Komunikat MEN o karach dla nauczycieli
Późną nocą, około godziny 24:00 2 listopada 2020 r. na oficjalnych profilach Ministerstwa Edukacji Narodowej na Facebooku i Twitterze pojawiły się posty, które wywołały niemałe poruszenie w komentarzach. Jak możemy w nich przeczytać, do instytucji dotarły informacje o tym, że część pedagogów miała namawiać swoich uczniów do dołączenia do manifestacji.
Na polecenie ministerstwa, kuratoria mają teraz skontaktować się z dyrekcjami szkół, w celu potwierdzenia występowania takich incydentów i zebrania informacji o tym, w jaki sposób zostały potraktowane.
Konsekwencje dla oświaty za udział i namawianie do protestów
Temat po raz pierwszy wypłynął za pośrednictwem europarlamentarzysty Bartosza Arłukowicza, który pokazał pisma, skierowane do kuratoriów przez MEN. Zobaczyć na nich możemy prośbę o podanie szczegółów dotyczących poszczególnych placówek, incydentów związanych z protestami i tego, co w tej sprawie zostało zrobione. Warto zaznaczyć, co podkreśla też rzeczniczka ministerstwa, Anna Ostrowska, że nie są zbierane dane osobowe poszczególnych osób zaangażowanych w protesty.
To jest skandal!
— Bartosz Arlukowicz (@Arlukowicz) November 2, 2020
Jakim prawem @MEN_GOV_PL rozsyła pisma do wszystkich dyr szkół z zapytaniem o przebieg protestów uczniów i nauczycieli!W TRYBIE PILNYM każą opisywać dyrektorom szkół protest!
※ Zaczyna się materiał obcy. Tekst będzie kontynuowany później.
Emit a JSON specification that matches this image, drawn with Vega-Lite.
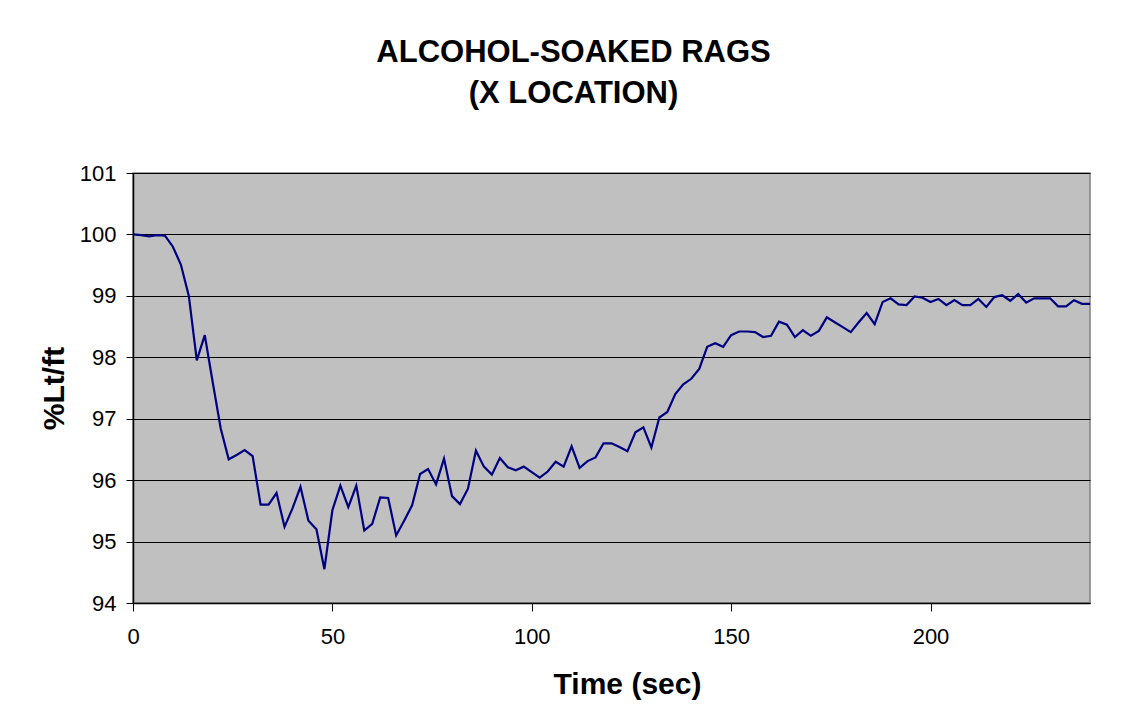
{
  "$schema": "https://vega.github.io/schema/vega-lite/v6.json",
  "width": 957,
  "height": 430,
  "autosize": {"type": "none"},
  "padding": {"left": 133, "top": 173, "right": 35, "bottom": 119},
  "background": "#ffffff",
  "title": {
    "text": ["ALCOHOL-SOAKED RAGS", "(X LOCATION)"],
    "font": "Liberation Sans",
    "fontSize": 31,
    "fontWeight": "bold",
    "color": "#000000",
    "anchor": "middle",
    "frame": "group",
    "baseline": "alphabetic",
    "lineHeight": 41,
    "offset": 28,
    "dx": -38
  },
  "config": {
    "view": {"fill": "#c0c0c0", "stroke": "#808080", "strokeWidth": 1.5},
    "font": "Liberation Sans"
  },
  "data": {
    "values": [
      {"t": 0, "v": 100.0}, {"t": 2, "v": 99.99}, {"t": 4, "v": 99.97}, {"t": 6, "v": 99.99},
      {"t": 8, "v": 99.98}, {"t": 10, "v": 99.80}, {"t": 12, "v": 99.51}, {"t": 14, "v": 99.00},
      {"t": 16, "v": 97.95}, {"t": 18, "v": 98.36}, {"t": 20, "v": 97.59}, {"t": 22, "v": 96.84},
      {"t": 24, "v": 96.34}, {"t": 26, "v": 96.41}, {"t": 28, "v": 96.49}, {"t": 30, "v": 96.39},
      {"t": 32, "v": 95.60}, {"t": 34, "v": 95.60}, {"t": 36, "v": 95.79}, {"t": 38, "v": 95.24},
      {"t": 40, "v": 95.54}, {"t": 42, "v": 95.89}, {"t": 44, "v": 95.34}, {"t": 46, "v": 95.20},
      {"t": 48, "v": 94.55}, {"t": 50, "v": 95.51}, {"t": 52, "v": 95.91}, {"t": 54, "v": 95.56},
      {"t": 56, "v": 95.91}, {"t": 58, "v": 95.18}, {"t": 60, "v": 95.29}, {"t": 62, "v": 95.72},
      {"t": 64, "v": 95.71}, {"t": 66, "v": 95.10}, {"t": 68, "v": 95.34}, {"t": 70, "v": 95.59},
      {"t": 72, "v": 96.10}, {"t": 74, "v": 96.18}, {"t": 76, "v": 95.93}, {"t": 78, "v": 96.35},
      {"t": 80, "v": 95.74}, {"t": 82, "v": 95.61}, {"t": 84, "v": 95.86}, {"t": 86, "v": 96.48},
      {"t": 88, "v": 96.22}, {"t": 90, "v": 96.09}, {"t": 92, "v": 96.36}, {"t": 94, "v": 96.21},
      {"t": 96, "v": 96.16}, {"t": 98, "v": 96.22}, {"t": 100, "v": 96.13}, {"t": 102, "v": 96.04},
      {"t": 104, "v": 96.14}, {"t": 106, "v": 96.30}, {"t": 108, "v": 96.22}, {"t": 110, "v": 96.55},
      {"t": 112, "v": 96.20}, {"t": 114, "v": 96.31}, {"t": 116, "v": 96.37}, {"t": 118, "v": 96.60},
      {"t": 120, "v": 96.60}, {"t": 122, "v": 96.54}, {"t": 124, "v": 96.47}, {"t": 126, "v": 96.78},
      {"t": 128, "v": 96.86}, {"t": 130, "v": 96.53}, {"t": 132, "v": 97.02}, {"t": 134, "v": 97.11},
      {"t": 136, "v": 97.40}, {"t": 138, "v": 97.56}, {"t": 140, "v": 97.65}, {"t": 142, "v": 97.81},
      {"t": 144, "v": 98.17}, {"t": 146, "v": 98.23}, {"t": 148, "v": 98.17}, {"t": 150, "v": 98.36},
      {"t": 152, "v": 98.42}, {"t": 154, "v": 98.42}, {"t": 156, "v": 98.41}, {"t": 158, "v": 98.33},
      {"t": 160, "v": 98.35}, {"t": 162, "v": 98.58}, {"t": 164, "v": 98.53}, {"t": 166, "v": 98.33},
      {"t": 168, "v": 98.44}, {"t": 170, "v": 98.35}, {"t": 172, "v": 98.43}, {"t": 174, "v": 98.65},
      {"t": 176, "v": 98.57}, {"t": 178, "v": 98.49}, {"t": 180, "v": 98.41}, {"t": 182, "v": 98.57},
      {"t": 184, "v": 98.72}, {"t": 186, "v": 98.54}, {"t": 188, "v": 98.90}, {"t": 190, "v": 98.96},
      {"t": 192, "v": 98.86}, {"t": 194, "v": 98.85}, {"t": 196, "v": 98.99}, {"t": 198, "v": 98.97},
      {"t": 200, "v": 98.90}, {"t": 202, "v": 98.95}, {"t": 204, "v": 98.85}, {"t": 206, "v": 98.93},
      {"t": 208, "v": 98.85}, {"t": 210, "v": 98.85}, {"t": 212, "v": 98.95}, {"t": 214, "v": 98.82},
      {"t": 216, "v": 98.98}, {"t": 218, "v": 99.01}, {"t": 220, "v": 98.92}, {"t": 222, "v": 99.03},
      {"t": 224, "v": 98.89}, {"t": 226, "v": 98.96}, {"t": 228, "v": 98.96}, {"t": 230, "v": 98.96},
      {"t": 232, "v": 98.83}, {"t": 234, "v": 98.83}, {"t": 236, "v": 98.93}, {"t": 238, "v": 98.87},
      {"t": 240, "v": 98.87}
    ]
  },
  "mark": {"type": "line", "color": "#000080", "strokeWidth": 2.2, "clip": true},
  "encoding": {
    "x": {
      "field": "t",
      "type": "quantitative",
      "scale": {"domain": [0, 240], "nice": false, "zero": false},
      "axis": {
        "title": "Time (sec)",
        "values": [0, 50, 100, 150, 200],
        "grid": false,
        "domainColor": "#000000",
        "domainWidth": 1.5,
        "tickColor": "#000000",
        "tickSize": 8,
        "tickWidth": 1,
        "labelFont": "Liberation Sans",
        "labelFontSize": 22,
        "labelColor": "#000000",
        "labelPadding": 15,
        "labelFlush": false,
        "titleFont": "Liberation Sans",
        "titleFontSize": 30,
        "titleFontWeight": "bold",
        "titleColor": "#000000",
        "titlePadding": 22,
        "titleX": 494
      }
    },
    "y": {
      "field": "v",
      "type": "quantitative",
      "scale": {"domain": [94, 101], "nice": false, "zero": false},
      "axis": {
        "title": "%Lt/ft",
        "values": [94, 95, 96, 97, 98, 99, 100, 101],
        "grid": true,
        "gridColor": "#000000",
        "gridWidth": 1,
        "domainColor": "#000000",
        "domainWidth": 1.5,
        "tickColor": "#000000",
        "tickSize": 7,
        "tickWidth": 1,
        "labelFont": "Liberation Sans",
        "labelFontSize": 22,
        "labelColor": "#000000",
        "labelPadding": 10,
        "labelFlush": false,
        "titleFont": "Liberation Sans",
        "titleFontSize": 30,
        "titleFontWeight": "bold",
        "titleColor": "#000000",
        "titlePadding": 10
      }
    }
  }
}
Panie min @CzarnekP proszę trzymać swoje ręce z daleka od naszych dzieci! @strajkkobiet pic.twitter.com/0sqaH6Ywae
Ministerstwo w swoim komunikacie potępia głównie wandalizm i wulgarność protestów, podkreślając, że nie będzie zgody na to, by uczniowie uczestniczyli w takim procederze, oraz by ich nauczyciele ich do tego namawiali. Wyciągane konsekwencje mają być "przewidziane prawem".